И вот, наконец, он решился бросить ее, бросить их нерожденного сына – совсем как когда-то ее бросил отец – предательски и равнодушно. А чего, собственно, она ждала – что он будет и дальше мириться с ее душевными терзаниями и невыносимым чувством вины? Между тем, Булгаков мрачно следил за тем, как Катрин меняется в лице.
– Я думаю, тебе лучше уехать в Москву, – тусклым голосом заявил он. – А там посмотрим.
– На что посмотрим? – слова застревали у нее в горле. Вот оно! Наконец-то он понял, что такая жена, как она, ему вовсе ни к чему. Наконец-то он понял, что свою страстную любовь к ней он всего лишь придумал. А то и того проще – его тяга к ней была проявлением примитивного инстинкта альфа-самца. Разве она способна пробудить истинную нежность? Даже родной отец – первый мужчина в жизни девочки – покинул ее без колебаний. Она, Катрин, обречена вызывать лишь низкое, похотливое любопытство. Что до недавних пор двигало мужчинами, клявшимися ей в любви? Либо азарт обладания ею как вещью – за пятнадцать лет связи с Орловым она совершенно к этому привыкла. Либо острое, испепеляющее влечение, которое свело в могилу Олега Рыкова – и едва ее саму не затянуло в пылающую бездну. Так почему она решила, что Сергей станет исключением в списке трагических разочарований? Для него она – просто приз, полученный в жестокой схватке и потерявший ценность за отсутствием конкурентов. А теперь он еще и отсылает ее в Москву.
– Решено, я уеду, – Катрин пыталась говорить спокойно, но губы ее предательски дрожали.
– Завтра я возьму тебе билет, – пообещал он. – Собирайся.
– Ты приедешь к родам? – спросила она чуть слышно.
– Не знаю. Постараюсь, – уклончиво ответил он так, что она поняла – не приедет.
– Лучше б ты бросил меня там, в Репино, – голос ее сорвался на рыдание – она сама едва понимала, что говорит. – Лучше б Рыков меня убил.
– Я не хочу с тобой спорить, – Булгаков устало дернул головой. – Это бесполезно.
Он решительно поднялся и стал сгребать со стола всякую мелочевку – из той, которую мужчины имеют обыкновение таскать в карманах – ключи от машины, бумажник, телефон и зарядка к нему, наушники и что-то еще…

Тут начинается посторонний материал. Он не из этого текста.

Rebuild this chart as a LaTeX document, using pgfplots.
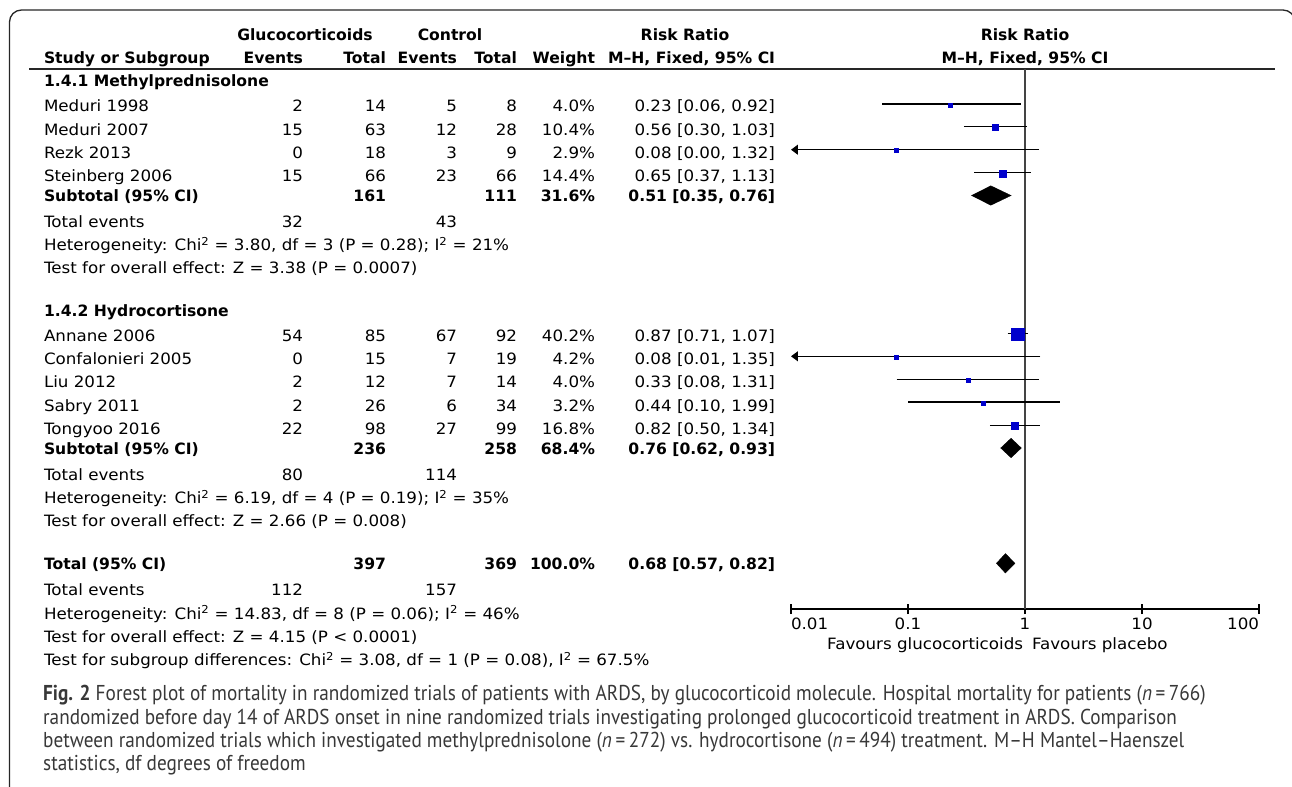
\documentclass[border=0pt]{standalone}
\usepackage{pgfplots}
\pgfplotsset{compat=1.18}
\usepackage{fontspec}
\setmainfont{DejaVu Sans}[FakeStretch=1.07, BoldFeatures={FakeStretch=1.0}]
\newfontfamily\capfont{PT Sans}[FakeStretch=0.895]
\usetikzlibrary{arrows.meta}
\definecolor{rrblue}{RGB}{0,0,204}
\definecolor{vline}{RGB}{68,68,68}
\newcommand\TL[3]{\node[anchor=base west] at (#1,#2) {#3};}
\newcommand\TR[3]{\node[anchor=base east] at (#1,#2) {#3};}
\newcommand\TC[3]{\node[anchor=base] at (#1,#2) {#3};}
% one study row of the table: y, name, ev1, tot1, ev2, tot2, weight, rr
\newcommand\TabRow[8]{\TL{44}{#1}{#2}\TR{303}{#1}{#3}\TR{386}{#1}{#4}\TR{457}{#1}{#5}\TR{517}{#1}{#6}\TR{595}{#1}{#7}\TR{775}{#1}{#8}}
% forest: y, est, lo, hi, half size
\newcommand\Study[5]{%
  \addplot[black, line width=1.3pt] coordinates {(#3,#1) (#4,#1)};
  \addplot[only marks, mark=square*, mark size=#5pt, mark options={draw=rrblue, fill=rrblue}] coordinates {(#2,#1-0.8)};
}
\newcommand\StudyArrow[5]{%
  \addplot[black, line width=1.3pt, -{Triangle[length=7pt,width=10pt]}] coordinates {(#4,#1) (#3,#1)};
  \addplot[only marks, mark=square*, mark size=#5pt, mark options={draw=rrblue, fill=rrblue}] coordinates {(#2,#1-0.8)};
}
\newcommand\Pooled[4]{%
  \addplot[draw=black, fill=black] coordinates {(#3,#1) (#2,#1+9.7) (#4,#1) (#2,#1-9.7)} -- cycle;
}
\begin{document}
\begin{tikzpicture}[x=1bp, y=-1bp, every node/.style={inner sep=0pt, outer sep=0pt, font=\fontsize{15.6bp}{18bp}\selectfont}]
\useasboundingbox (0,0) rectangle (1292,787);
% frame
\draw[line width=1.3bp, rounded corners=12bp, black!85] (9.5,800) -- (9.5,10) -- (1295,10) -- (1295,800);
% header rule
\draw[line width=1.4bp, black!85] (29,69) -- (1275,69);
% header
\TC{305}{41}{\bfseries Glucocorticoids}
\TC{450}{41}{\bfseries Control}
\TC{685}{41}{\bfseries Risk Ratio}
\TC{1025}{41}{\bfseries Risk Ratio}
\TL{44}{64}{\bfseries Study or Subgroup}
\TR{303}{64}{\bfseries Events}
\TR{386}{64}{\bfseries Total}
\TR{457}{64}{\bfseries Events}
\TR{517}{64}{\bfseries Total}
\TR{595}{64}{\bfseries Weight}
\TR{775}{64}{\bfseries M–H, Fixed, 95\% CI}
\TC{1025}{64}{\bfseries M–H, Fixed, 95\% CI}
% group 1
\TL{44}{87}{\bfseries 1.4.1 Methylprednisolone}
\TabRow{112}{Meduri 1998}{2}{14}{5}{8}{4.0\%}{0.23 [0.06, 0.92]}
\TabRow{135.3}{Meduri 2007}{15}{63}{12}{28}{10.4\%}{0.56 [0.30, 1.03]}
\TabRow{158.6}{Rezk 2013}{0}{18}{3}{9}{2.9\%}{0.08 [0.00, 1.32]}
\TabRow{181.9}{Steinberg 2006}{15}{66}{23}{66}{14.4\%}{0.65 [0.37, 1.13]}
\TabRow{201}{\bfseries Subtotal (95\% CI)}{}{\bfseries 161}{}{\bfseries 111}{\bfseries 31.6\%}{\bfseries 0.51 [0.35, 0.76]}
\TabRow{227}{Total events}{32}{}{43}{}{}{}
\TL{44}{250.3}{Heterogeneity: Chi\textsuperscript{2} = 3.80, df = 3 (P = 0.28); I\textsuperscript{2} = 21\%}
\TL{44}{273.6}{Test for overall effect: Z = 3.38 (P = 0.0007)}
% group 2
\TL{44}{316}{\bfseries 1.4.2 Hydrocortisone}
\TabRow{341}{Annane 2006}{54}{85}{67}{92}{40.2\%}{0.87 [0.71, 1.07]}
\TabRow{364.3}{Confalonieri 2005}{0}{15}{7}{19}{4.2\%}{0.08 [0.01, 1.35]}
\TabRow{387.6}{Liu 2012}{2}{12}{7}{14}{4.0\%}{0.33 [0.08, 1.31]}
\TabRow{411}{Sabry 2011}{2}{26}{6}{34}{3.2\%}{0.44 [0.10, 1.99]}
\TabRow{434.3}{Tongyoo 2016}{22}{98}{27}{99}{16.8\%}{0.82 [0.50, 1.34]}
\TabRow{454}{\bfseries Subtotal (95\% CI)}{}{\bfseries 236}{}{\bfseries 258}{\bfseries 68.4\%}{\bfseries 0.76 [0.62, 0.93]}
\TabRow{480}{Total events}{80}{}{114}{}{}{}
\TL{44}{503.3}{Heterogeneity: Chi\textsuperscript{2} = 6.19, df = 4 (P = 0.19); I\textsuperscript{2} = 35\%}
\TL{44}{526.6}{Test for overall effect: Z = 2.66 (P = 0.008)}
% total
\TabRow{569}{\bfseries Total (95\% CI)}{}{\bfseries 397}{}{\bfseries 369}{\bfseries 100.0\%}{\bfseries 0.68 [0.57, 0.82]}
\TabRow{595.7}{Total events}{112}{}{157}{}{}{}
\TL{44}{619}{Heterogeneity: Chi\textsuperscript{2} = 14.83, df = 8 (P = 0.06); I\textsuperscript{2} = 46\%}
\TL{44}{642}{Test for overall effect: Z = 4.15 (P < 0.0001)}
\TL{44}{665.5}{Test for subgroup differences: Chi\textsuperscript{2} = 3.08, df = 1 (P = 0.08), I\textsuperscript{2} = 67.5\%}
% forest axis
\begin{axis}[at={(791bp,-609bp)}, anchor=south west, scale only axis,
  width=468bp, height=540bp, xmode=log, xmin=0.01, xmax=100, ymin=-609, ymax=-69,
  axis y line=none, axis x line*=bottom, x axis line style={-, line width=1.3pt, black},
  xtick={0.01,0.1,1,10,100}, xticklabels={}, xminorticks=false,
  xtick align=center, major tick length=10bp, tick style={black, line width=1.3pt},
  clip=false]
\addplot[vline, line width=1.8pt] coordinates {(1,-69) (1,-609)};
\Study{-104}{0.23}{0.06}{0.92}{2.0}
\Study{-126.7}{0.56}{0.30}{1.03}{3.0}
\StudyArrow{-149.7}{0.08}{0.01}{1.32}{2.0}
\Study{-172.5}{0.65}{0.37}{1.13}{3.5}
\Pooled{-195.5}{0.51}{0.35}{0.76}
\Study{-333.3}{0.87}{0.71}{1.07}{6.3}
\StudyArrow{-356.3}{0.08}{0.01}{1.35}{2.0}
\Study{-379.3}{0.33}{0.08}{1.31}{2.0}
\Study{-402}{0.44}{0.10}{1.99}{2.0}
\Study{-425.3}{0.82}{0.50}{1.34}{3.6}
\Pooled{-448}{0.76}{0.62}{0.93}
\Pooled{-563.3}{0.68}{0.57}{0.82}
\end{axis}
% tick labels and direction labels
\TL{791}{629.3}{0.01}
\TC{908}{629.3}{0.1}
\TC{1025}{629.3}{1}
\TC{1142}{629.3}{10}
\TR{1259}{629.3}{100}
\TR{1023}{649.3}{Favours glucocorticoids}
\TL{1032}{649.3}{Favours placebo}
% caption
\begin{scope}[every node/.style={inner sep=0pt, font=\capfont\fontsize{21.5bp}{24bp}\selectfont, text=black!78}]
\TL{43}{700.5}{\textbf{Fig. 2} Forest plot of mortality in randomized trials of patients with ARDS, by glucocorticoid molecule. Hospital mortality for patients ({\itshape n}\,=\,766)}
\TL{43}{724.3}{randomized before day 14 of ARDS onset in nine randomized trials investigating prolonged glucocorticoid treatment in ARDS. Comparison}
\TL{43}{747}{between randomized trials which investigated methylprednisolone ({\itshape n}\,=\,272) vs. hydrocortisone ({\itshape n}\,=\,494) treatment. M–H Mantel–Haenszel}
\TL{43}{770.5}{statistics, df degrees of freedom}
\end{scope}
\end{tikzpicture}
\end{document}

– Конечно. Что толку спорить с тем, кто тебя предал.
– Я – тебя – предал? – Булгаков резко повернулся к жене. – Да как ты смеешь?!
Она не отрывала от него усталого и равнодушного взгляда: – Смею, – пожала она плечами. – Чем еще ты меня испугаешь?
– Катрин, это бессовестно, – выдохнул Сергей. – Ты не замечаешь меня, я словно мебель… да нет, я словно грязь у тебя под ногами, а ты еще осмеливаешься упрекать меня?
– Это ты совсем меня не замечаешь, – прошептала она. – Я совершенно тебе не нужна.
– Катрин, опомнись, опомнись! – он схватил ее за плечи. – Ты скользишь по мне взглядом, как по стенке, я для тебя пустое место, и я…
– Я, я, я! – горько усмехнулась она. – Есть ли место для меня в твоих терзаниях?
Он не дал ей закончить:
– Да если б не твой живот, я бы…
– Что? – глаза Катрин щипало, она сдерживалась из последних сил, чтобы не разрыдаться. – Что б ты со мной сделал? Ударил бы?
Опомнившись, он отпустил ее так же резко.
– Иногда мне кажется… Впрочем, довольно. Не бойся. Это я так… Хорохорюсь…
Она опустилась на стул и спрятала лицо, отгородившись от него ладонями:
– Мне действительно лучше уехать. Все, хватит, оставь меня. Проваливай на свою работу…
Он повернулся и ушел, а Катрин, не доев завтрак, и оставив недопитый кофе на кухонном столе, отправилась обратно в спальню. Она услышала звук заведенного мотора за окном, но не подошла, а, вновь завернувшись в шаль, улеглась на край кровати. Сон, вязкий и мутный, как бульон мироздания, затопил ее, она плакала в этом сне, не переставая – бессильно и жалобно.